In 1877, Bollinger described the etiologic agent of bovine actinomycosis ("lumpy jaw"), which was soon afterwards called actinomyces bovis.
In 1891 Bollinger provided an early description of a delayed traumatic apoplexy he called traumatische Spät-Apoplexie. Today this condition is called delayed traumatic intracerebral hematoma or (DTICH). His research was based on four patients who suffered a head injury, in which death occurred days to weeks later from an apoplectic event.
Bollinger was known for his studies of rabies and hydrophobia in the days before the discovery of an anti-rabies vaccine. From a series of collected statistics states that of patients bitten by dogs undoubtedly rabid 47% died, the rate being 33% in those whose wounds had been cauterized and 83% when there had been no local treatment. In England in 1895, 668 dogs, besides other animals, were killed and certified to be rabid, and the deaths from hydrophobia were twenty.
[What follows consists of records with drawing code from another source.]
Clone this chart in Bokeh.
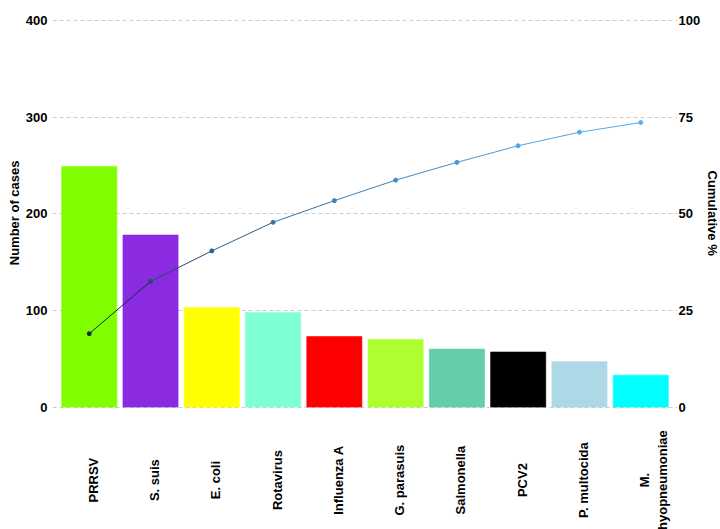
import math
from bokeh.plotting import figure
from bokeh.models import (ColumnDataSource, FactorRange, Range1d, LinearAxis,
                          FixedTicker, Title)
from bokeh.core.properties import value
from bokeh.embed import file_html
from bokeh.resources import INLINE

pathogens = ["PRRSV", "S. suis", "E. coli", "Rotavirus", "Influenza A",
             "G. parasuis", "Salmonella", "PCV2", "P. multocida",
             "M. hyopneumoniae"]
cases = [249, 178, 103, 98, 73, 70, 60, 57, 47, 33]
cumulative_pct = [19.0, 32.5, 40.4, 47.8, 53.4, 58.7, 63.3, 67.6, 71.1, 73.6]
bar_colors = ["#7FFF00", "#8A2BE2", "#FFFF00", "#7FFFD4", "#FF0000",
              "#ADFF2F", "#66CDAA", "#000000", "#ADD8E6", "#00FFFF"]
left_ticks = [0, 100, 200, 300, 400]
right_ticks = [0, 25, 50, 75, 100]

FONT = "Liberation Sans"
FS = "13px"


def grad(v, lo, hi, c0=(0x13, 0x2B, 0x43), c1=(0x56, 0xB1, 0xF7)):
    t = 0 if hi == lo else (v - lo) / (hi - lo)
    r, g, b = (round(a + (bb - a) * t) for a, bb in zip(c0, c1))
    return "#%02x%02x%02x" % (r, g, b)


lo, hi = min(cumulative_pct), max(cumulative_pct)
pt_colors = [grad(v, lo, hi) for v in cumulative_pct]

# the frame reaches down to the canvas bottom so the category labels can be
# drawn as text inside it (below the zero line)
Y_LO, Y_HI = -126.6, 401
p = figure(width=720, height=529, output_backend="svg", toolbar_location=None,
           x_range=FactorRange(factors=pathogens, range_padding=0.1,
                               range_padding_units="absolute"),
           y_range=Range1d(Y_LO, Y_HI),
           min_border_left=52, min_border_right=38, min_border_top=19,
           min_border_bottom=0)
p.extra_y_ranges = {"pct": Range1d(Y_LO / 4, Y_HI / 4)}
p.outline_line_color = None
p.background_fill_color = "white"
p.border_fill_color = "white"

bars = ColumnDataSource(dict(x=pathogens, top=cases, color=bar_colors))
p.vbar(x="x", top="top", bottom=0, width=0.9, source=bars, fill_color="color",
       line_color="color", line_alpha=0.6, line_width=1)

seg = ColumnDataSource(dict(x0=pathogens[:-1], x1=pathogens[1:],
                            y0=cumulative_pct[:-1], y1=cumulative_pct[1:],
                            color=pt_colors[:-1]))
p.segment(x0="x0", y0="y0", x1="x1", y1="y1", source=seg, line_color="color",
          line_width=1, y_range_name="pct")
pts = ColumnDataSource(dict(x=pathogens, y=cumulative_pct, color=pt_colors))
p.scatter(x="x", y="y", source=pts, size=4, color="color", y_range_name="pct")

# axes
p.xaxis.visible = False
p.xgrid.visible = False
yax = p.yaxis[0]
yax.ticker = FixedTicker(ticks=left_ticks)

raxis = LinearAxis(y_range_name="pct", ticker=FixedTicker(ticks=right_ticks))
p.add_layout(raxis, "right")

for ax in [yax, raxis]:
    ax.axis_line_color = None
    ax.major_tick_line_color = None
    ax.minor_tick_line_color = None
    ax.major_tick_out = 0
    ax.major_tick_in = 0
    ax.major_label_text_font = FONT
    ax.major_label_text_font_style = "bold"
    ax.major_label_text_font_size = FS
    ax.major_label_text_color = "black"
yax.major_label_standoff = 5
raxis.major_label_standoff = 1

# axis titles, centred on the 0-400 part of the frame
left_title = Title(text="Number of cases", align="right", vertical_align="middle",
                   offset=141, standoff=0, text_font=FONT, text_font_size=FS,
                   text_font_style="bold", text_color="black")
p.add_layout(left_title, "left")
right_title = Title(text="Cumulative %", align="left", vertical_align="middle",
                    offset=151, standoff=0, text_font=FONT, text_font_size=FS,
                    text_font_style="bold", text_color="black")
p.add_layout(right_title, "right")

p.ygrid.ticker = FixedTicker(ticks=left_ticks)
p.ygrid.grid_line_color = "#CCCCCC"
p.ygrid.grid_line_dash = "4 3"
p.ygrid.grid_line_width = 1

labels_text = [n.replace("M. ", "M.\n") for n in pathogens]
lab_src = ColumnDataSource(dict(
    x=pathogens, y=[-75.5] * len(pathogens), text=labels_text,
    xoff=[4 + 9 * t.count("\n") for t in labels_text]))
p.text(x="x", y="y", text="text", source=lab_src, angle=math.pi / 2,
       x_offset="xoff", text_align="center", text_baseline="middle",
       text_font=value(FONT), text_font_style="bold",
       text_font_size=FS, text_color="black")

open("out.html", "w").write(file_html(p, INLINE))
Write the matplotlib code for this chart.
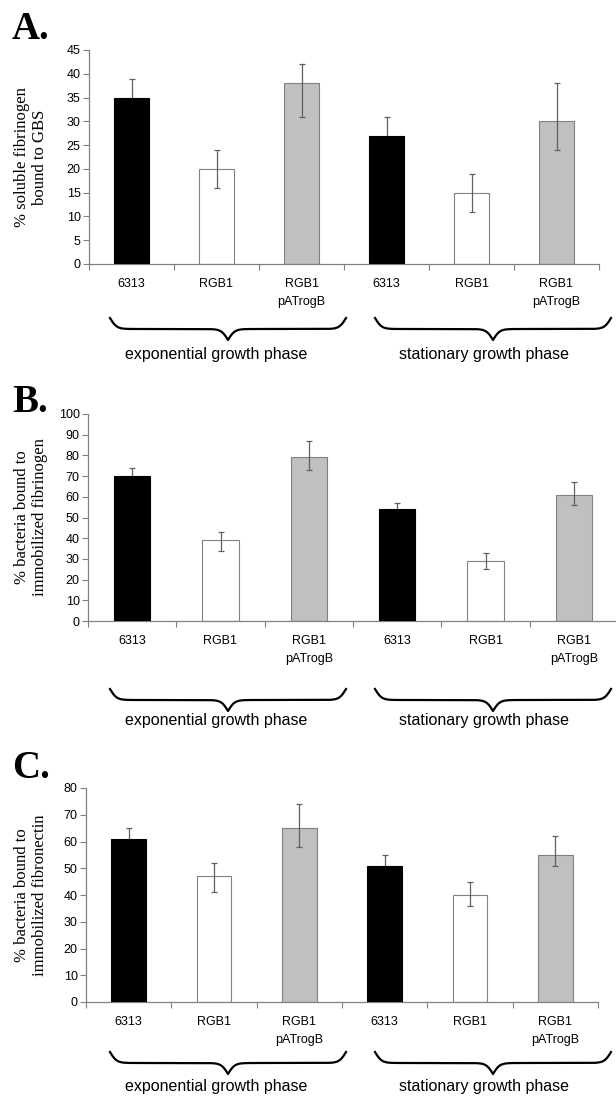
import numpy as np
import matplotlib
matplotlib.use('Agg')
import matplotlib.pyplot as plt

# strains / groups
labels = ['6313', 'RGB1', 'RGB1\npATrogB', '6313', 'RGB1', 'RGB1\npATrogB']
groups = ['exponential growth phase', 'stationary growth phase']
bar_colors = ['black', 'white', '#c0c0c0', 'black', 'white', '#c0c0c0']

# A: soluble fibrinogen
A_vals = [35, 20, 38, 27, 15, 30]
A_lo = [4, 4, 7, 4, 4, 6]
A_hi = [4, 4, 4, 4, 4, 8]

# B: immobilized fibrinogen
B_vals = [70, 39, 79, 54, 29, 61]
B_lo = [4, 5, 6, 3, 4, 5]
B_hi = [4, 4, 8, 3, 4, 6]

# C: immobilized fibronectin
C_vals = [61, 47, 65, 51, 40, 55]
C_lo = [4, 6, 7, 4, 4, 4]
C_hi = [4, 5, 9, 4, 5, 7]

W, H = 616, 1099
fig = plt.figure(figsize=(W / 100, H / 100), dpi=100)


def fx(px):
    return px / W


def fy(py):
    return 1 - py / H


def brace(x0, x1, ytop, depth, beta=0.3):
    # curly brace in figure pixels, tip pointing down
    xm = (x0 + x1) / 2
    xs = np.linspace(x0, xm, 300)
    half = 1 / (1 + np.exp(-beta * (xs - x0))) + 1 / (1 + np.exp(-beta * (xs - xm)))
    ys = ytop + (half - 0.5) * depth
    xx = np.concatenate([xs, (2 * xm - xs)[::-1]])
    yy = np.concatenate([ys, ys[::-1]])
    fig.add_artist(plt.Line2D(fx(xx), fy(yy), color='black', lw=1.6,
                              transform=fig.transFigure))


def panel(box, vals, lo, hi, ymax, ystep, ylabel, letter, letter_pos,
          brace_y, text_y):
    left, right, top, bottom = box
    ax = fig.add_axes([fx(left), fy(bottom), fx(right - left), (bottom - top) / H])
    x = np.arange(len(vals))
    bars = ax.bar(x, vals, width=0.41, color=bar_colors, zorder=1)
    for b, c in zip(bars, bar_colors):
        if c == 'black':
            b.set_edgecolor('black')
            b.set_zorder(3)
        else:
            b.set_edgecolor('#808080')
        b.set_linewidth(0.8)
    ax.errorbar(x, vals, yerr=[lo, hi], fmt='none', ecolor='#606060',
                elinewidth=0.9, capsize=2.5, capthick=0.9, zorder=2)

    ax.set_xlim(-0.5, len(vals) - 0.5)
    ax.set_ylim(0, ymax)
    ax.set_yticks(np.arange(0, ymax + 1, ystep))
    ax.set_xticks(np.arange(-0.5, len(vals), 1.0))
    ax.set_xticklabels([])
    ax.set_xticks(x, minor=True)
    ax.set_xticklabels(labels, minor=True, fontsize=9, family='Liberation Sans')
    for lbl in ax.get_xticklabels(minor=True):
        lbl.set_linespacing(1.65)
    ax.tick_params(axis='x', which='major', length=4, color='#808080', direction='out')
    ax.tick_params(axis='x', which='minor', length=0, pad=10)
    ax.tick_params(axis='y', length=4, color='#808080', pad=2)
    for lbl in ax.get_yticklabels():
        lbl.set_family('Liberation Sans')
        lbl.set_fontsize(9)
    for s in ['top', 'right']:
        ax.spines[s].set_visible(False)
    for s in ['left', 'bottom']:
        ax.spines[s].set_color('#808080')
        ax.spines[s].set_linewidth(0.9)

    fig.text(fx(31), fy((top + bottom) / 2), ylabel, rotation=90, ha='center',
             va='center', multialignment='center', family='Liberation Serif',
             fontsize=12, linespacing=1.15)
    fig.text(fx(letter_pos[0]), fy(letter_pos[1]), letter, ha='left', va='baseline',
             family='Liberation Serif', fontweight='bold', fontsize=28)

    brace(110, 346, brace_y, 22)
    brace(375, 611, brace_y, 22)
    fig.text(fx(216), fy(text_y), groups[0], ha='center', va='center',
             family='Liberation Sans', fontsize=11.5)
    fig.text(fx(484), fy(text_y), groups[1], ha='center', va='center',
             family='Liberation Sans', fontsize=11.5)
    return ax


panel((89, 599, 50, 264), A_vals, A_lo, A_hi, 45, 5,
      '% soluble fibrinogen\nbound to GBS', 'A.', (12, 39), 318, 355)
panel((88, 618, 414, 621), B_vals, B_lo, B_hi, 100, 10,
      '% bacteria bound to\nimmobilized fibrinogen', 'B.', (12, 412), 689, 720)
panel((86, 598, 788, 1002), C_vals, C_lo, C_hi, 80, 10,
      '% bacteria bound to\nimmobilized fibronectin', 'C.', (12, 778), 1052, 1087)

fig.savefig('out.png', dpi=100, facecolor='white')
Bollinger is credited with describing the inclusion bodies found in tissue cells in fowlpox. These bodies contain the fowlpox virus, and are now referred to as Bollinger bodies. Another eponymous term named after him are Bollinger granules, which are small yellowish-white granules that cluster, contain micrococci, and are seen in the granulation tissue of botryomycosis.
Otto Bollinger was co-founder and editor of the journal Deutsche Zeitschrift für Tiermedizin und vergleichende Pathologie.